■ TASK INSTRUCTIONS ■
Below is a listing. Return the lines from the one that contains "Write a Python" to the one that contains "import pandas as pd", both ends included, verbatim and with no pictures.

■ SUPPLIED ENTRIES ■

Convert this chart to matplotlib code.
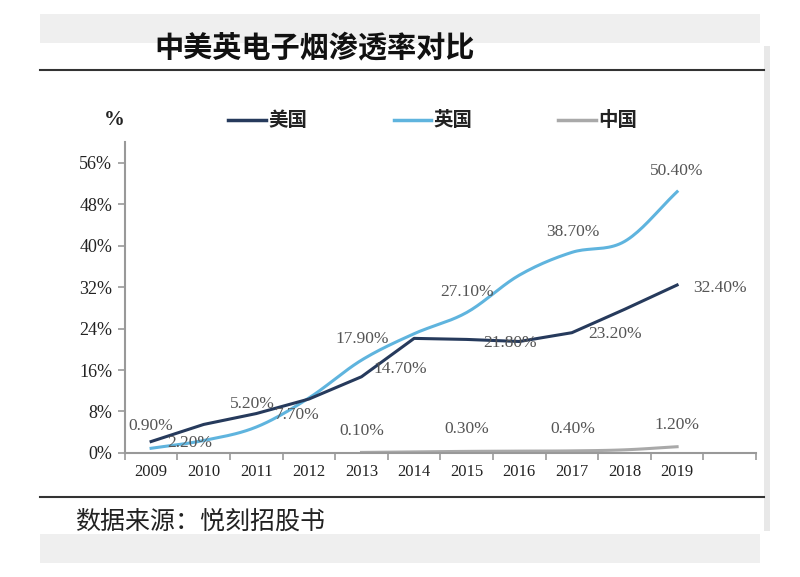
import numpy as np
import matplotlib
matplotlib.use("Agg")
import matplotlib.pyplot as plt
from matplotlib.lines import Line2D
from matplotlib.patches import Rectangle

plt.rcParams['font.family'] = ['Noto Sans CJK SC', 'DejaVu Sans']

# data (penetration, %)
years = ['2009', '2010', '2011', '2012', '2013', '2014', '2015', '2016', '2017', '2018', '2019']
us = [2.2, 5.5, 7.6, 10.4, 14.7, 22.1, 21.9, 21.5, 23.2, 27.7, 32.4]
uk = [0.9, 2.4, 5.0, 10.6, 17.9, 23.0, 27.1, 34.3, 38.7, 40.8, 50.4]
cn_years = ['2013', '2014', '2015', '2016', '2017', '2018', '2019']
cn = [0.1, 0.2, 0.3, 0.35, 0.4, 0.6, 1.2]

# data labels as printed on the chart
label_texts = ['0.90%', '2.20%', '5.20%', '7.70%', '17.90%', '14.70%', '0.10%',
               '27.10%', '21.80%', '0.30%', '38.70%', '23.20%', '0.40%',
               '50.40%', '32.40%', '1.20%']
label_pos = [(0.0, 5.2), (0.74, 1.9), (1.93, 9.4), (2.77, 7.3), (4.02, 21.9), (4.73, 16.2), (4.0, 4.2),
             (6.0, 31.0), (6.82, 21.3), (6.0, 4.6), (8.02, 42.7), (8.82, 22.9), (8.02, 4.6),
             (10.0, 54.4), (10.81, 31.9), (10.0, 5.4)]

c_us = '#263a5c'
c_uk = '#5fb4de'
c_cn = '#a9a9a9'


def smooth(x, y, n=20):
    # catmull-rom curve through the points (like excel's smoothed line)
    x = np.asarray(x, float)
    y = np.asarray(y, float)
    px = np.concatenate([[2 * x[0] - x[1]], x, [2 * x[-1] - x[-2]]])
    py = np.concatenate([[2 * y[0] - y[1]], y, [2 * y[-1] - y[-2]]])
    t = np.linspace(0, 1, n, endpoint=False)
    xs, ys = [], []
    for i in range(1, len(px) - 2):
        for p, out in ((px, xs), (py, ys)):
            p0, p1, p2, p3 = p[i - 1], p[i], p[i + 1], p[i + 2]
            out.extend(0.5 * (2 * p1 + (-p0 + p2) * t + (2 * p0 - 5 * p1 + 4 * p2 - p3) * t ** 2
                              + (-p0 + 3 * p1 - 3 * p2 + p3) * t ** 3))
    xs.append(x[-1])
    ys.append(y[-1])
    return np.array(xs), np.array(ys)


fig = plt.figure(figsize=(8, 5.77), dpi=100)
fig.patch.set_facecolor('white')

# page frame
fig.patches.append(Rectangle((0.05, 0.925), 0.90, 0.05, transform=fig.transFigure,
                             facecolor='#efefef', edgecolor='none', zorder=0))
fig.patches.append(Rectangle((0.05, 0.025), 0.90, 0.05, transform=fig.transFigure,
                             facecolor='#efefef', edgecolor='none', zorder=0))
fig.patches.append(Rectangle((0.95, 0.08), 0.012, 0.84, transform=fig.transFigure,
                             facecolor='#e8e8e8', edgecolor='none', zorder=0))
fig.patches.append(Rectangle((0.04, 0.075), 0.915, 0.85, transform=fig.transFigure,
                             facecolor='white', edgecolor='none', zorder=0))

# title and rules
fig.text(0.193, 0.918, '中美英电子烟渗透率对比', fontsize=21, fontweight='bold',
         ha='left', va='center', color='#111111')
fig.add_artist(Line2D([0.05, 0.955], [0.878, 0.878], color='#333333', lw=1.5))
fig.add_artist(Line2D([0.05, 0.955], [0.138, 0.138], color='#333333', lw=1.5))
fig.text(0.094, 0.095, '数据来源：悦刻招股书', fontsize=18, ha='left', va='center', color='#222222')

# legend
fig.text(0.143, 0.792, '%', fontsize=15, fontweight='bold', family='Liberation Serif',
         ha='center', va='center', color='#222222')
for x0, col, name in ((0.285, c_us, '美国'), (0.492, c_uk, '英国'), (0.698, c_cn, '中国')):
    fig.add_artist(Line2D([x0, x0 + 0.047], [0.792, 0.792], color=col, lw=2.5))
    fig.text(x0 + 0.05, 0.792, name, fontsize=14, fontweight='bold', ha='left', va='center',
             color='#222222')

ax = fig.add_axes([0.156, 0.215, 0.789, 0.539])
ax.set_zorder(3)
x = np.arange(len(years))
xc = np.array([years.index(y) for y in cn_years])

sx, sy = smooth(x, uk)
ax.plot(sx, sy, color=c_uk, lw=2.2, zorder=3)
ax.plot(x, us, color=c_us, lw=2.2, zorder=4)
sx, sy = smooth(xc, cn)
ax.plot(sx, sy, color=c_cn, lw=2.2, zorder=2)

for txt, (lx, ly) in zip(label_texts, label_pos):
    ax.text(lx, ly, txt, fontsize=12.5, family='Liberation Serif', color='#555555',
            ha='center', va='center', zorder=5)

ax.set_xlim(-0.5, 11.5)
ax.set_ylim(0, 60)
ax.set_yticks(np.arange(0, 57, 8))
ax.set_yticklabels([f'{v}%' for v in range(0, 57, 8)], family='Liberation Serif', fontsize=13,
                   color='#222222')
ax.set_xticks(x)
ax.set_xticklabels(years, family='Liberation Serif', fontsize=12, color='#222222')
ax.set_xticks(np.arange(-0.5, 12, 1), minor=True)
ax.tick_params(axis='x', which='major', length=0, pad=8)
ax.tick_params(axis='x', which='minor', length=5, color='#999999', width=1.2)
ax.tick_params(axis='y', length=5, color='#999999', width=1.2, pad=4)

for s in ('top', 'right'):
    ax.spines[s].set_visible(False)
for s in ('left', 'bottom'):
    ax.spines[s].set_color('#999999')
    ax.spines[s].set_linewidth(1.5)
ax.set_facecolor('none')

fig.savefig('out.png', dpi=100)
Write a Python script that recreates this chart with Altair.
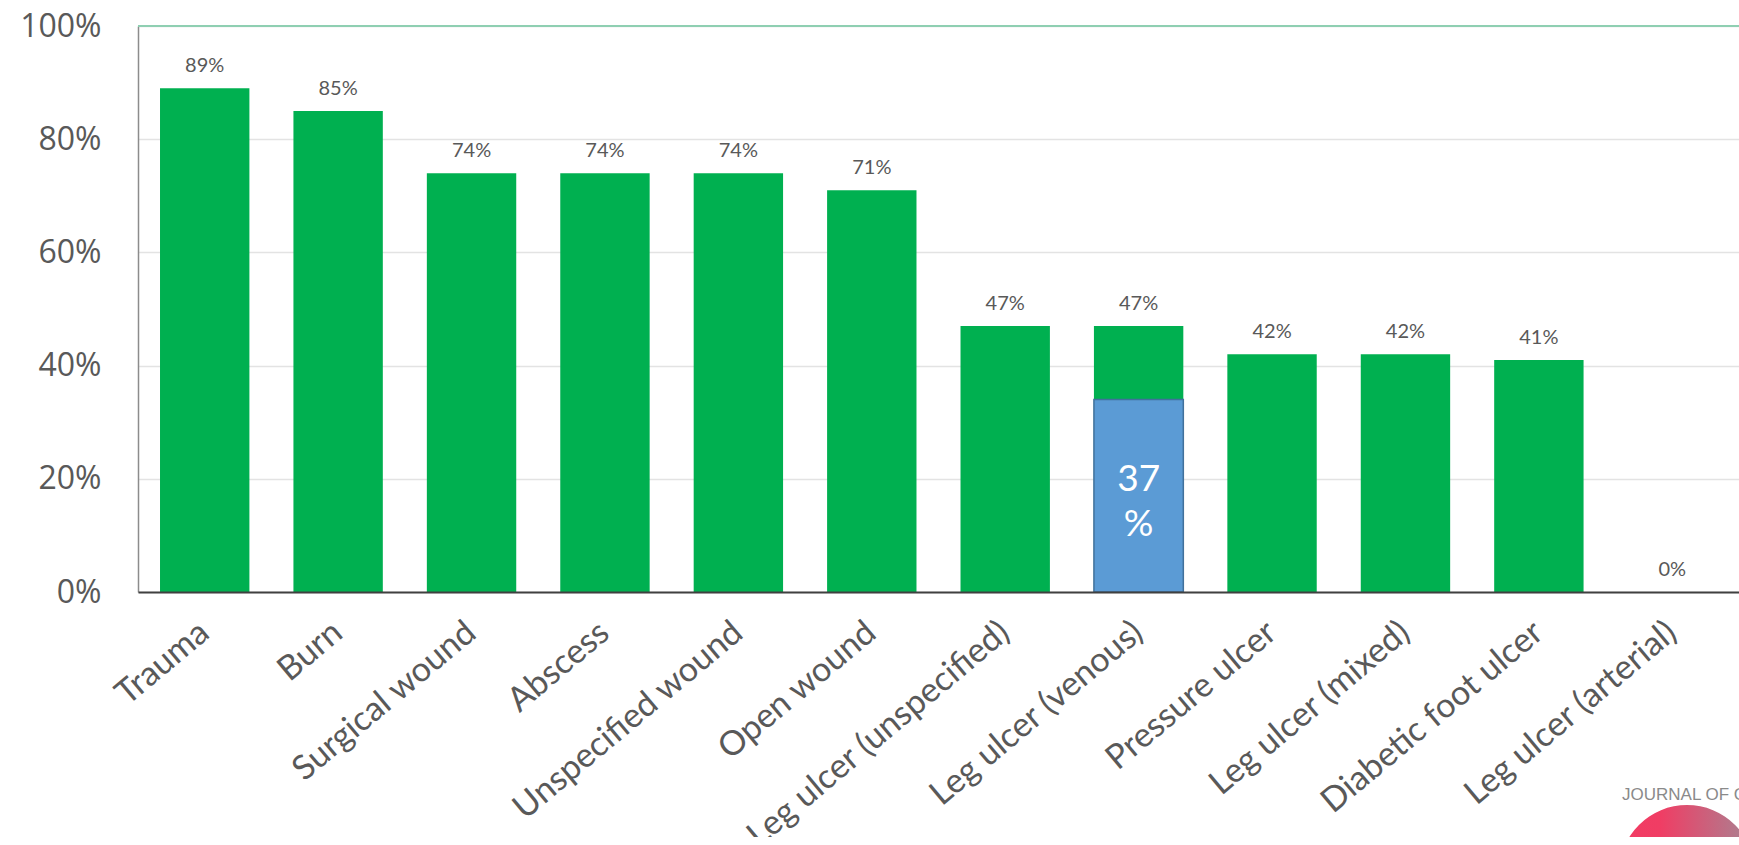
import altair as alt
import pandas as pd

# ---- data ----
categories = [
    "Trauma", "Burn", "Surgical wound", "Abscess", "Unspecified wound",
    "Open wound", "Leg ulcer (unspecified)", "Leg ulcer (venous)",
    "Pressure ulcer", "Leg ulcer (mixed)", "Diabetic foot ulcer",
    "Leg ulcer (arterial)",
]
values = [89, 85, 74, 74, 74, 71, 47, 47, 42, 42, 41, 0]
value_labels = ["89%", "85%", "74%", "74%", "74%", "71%", "47%", "47%",
                "42%", "42%", "41%", "0%"]

highlight_category = ["Leg ulcer (venous)"]
highlight_value = [34]
highlight_label = ["37\n%"]

y_ticks = [0, 20, 40, 60, 80, 100]
top_line = [100]
watermark_text = "JOURNAL OF C"

df = pd.DataFrame({"category": categories, "value": values, "label": value_labels})
hdf = pd.DataFrame({"category": highlight_category, "value": highlight_value,
                    "label": highlight_label})
tdf = pd.DataFrame({"v": top_line})
one = pd.DataFrame({"a": [0]})

x_enc = alt.X(
    "category:N", sort=categories,
    scale=alt.Scale(paddingInner=0.33, paddingOuter=0.165),
    axis=alt.Axis(
        title=None, labelAngle=-40, labelAlign="right", labelBaseline="middle",
        labelFont="Lato", labelFontSize=34, labelColor="#595959",
        labelPadding=36, ticks=False, domainColor="#404040", domainWidth=2,
        zindex=1, labelOverlap=False, labelLimit=1000,
    ),
)
y_scale = alt.Scale(domain=[0, 100], nice=False)
y_enc = alt.Y(
    "value:Q", scale=y_scale,
    axis=alt.Axis(
        title=None, values=y_ticks, labelExpr="datum.value + '%'",
        labelFont="Open Sans", labelFontSize=32, labelColor="#595959",
        labelPadding=37, ticks=False, domainColor="#8c8c8c", domainWidth=1.5,
        gridColor="#e3e3e3", gridWidth=1.5,
    ),
)

bars = alt.Chart(df).mark_bar(color="#00B050").encode(x=x_enc, y=y_enc)

top_rule = alt.Chart(tdf).mark_rule(color="#8FCFB2", strokeWidth=2).encode(
    y=alt.Y("v:Q", scale=y_scale)
)

hbar = alt.Chart(hdf).mark_bar(
    color="#5B9BD5", stroke="#41719C", strokeWidth=1.5
).encode(
    x=alt.X("category:N", sort=categories),
    y=alt.Y("value:Q", scale=y_scale),
)

hlabel = alt.Chart(hdf).transform_calculate(
    mid="datum.value / 2"
).mark_text(
    color="white", font="Lato", fontSize=37, lineHeight=45,
    baseline="middle", align="center", lineBreak="\n", dy=-16,
).encode(
    x=alt.X("category:N", sort=categories),
    y=alt.Y("mid:Q", scale=y_scale),
    text="label:N",
)

vlabels = alt.Chart(df).mark_text(
    dy=-22, font="Lato", fontSize=20, color="#595959", baseline="middle"
).encode(
    x=alt.X("category:N", sort=categories),
    y=alt.Y("value:Q", scale=y_scale),
    text="label:N",
)

ring = alt.Chart(one).mark_arc(
    radius=68, radius2=33, theta=0, theta2=6.2832,
    fill=alt.LinearGradient(
        gradient="linear",
        stops=[alt.GradientStop(color="#F23B63", offset=0.0),
               alt.GradientStop(color="#F03D64", offset=0.3),
               alt.GradientStop(color="#A68594", offset=1.0)],
        x1=0, x2=1, y1=0, y2=0,
    ),
).encode(x=alt.value(1549), y=alt.value(847))

wm = alt.Chart(one).mark_text(
    align="left", baseline="middle", font="Liberation Sans", fontSize=17,
    color="#8a8a8a",
).encode(x=alt.value(1484), y=alt.value(769), text=alt.value(watermark_text))

chart = alt.layer(bars, hbar, top_rule, hlabel, vlabels, ring, wm).properties(
    width=1601, height=566,
    autosize=alt.AutoSizeParams(type="none"),
    padding={"left": 138, "top": 26, "right": 0, "bottom": 245},
    background="white",
).configure_view(stroke=None)

chart.save("out.html", embed_options={"renderer": "svg", "actions": False})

■ COMPLETE RESPONSE ■
Write a Python script that recreates this chart with Altair.
import altair as alt
import pandas as pd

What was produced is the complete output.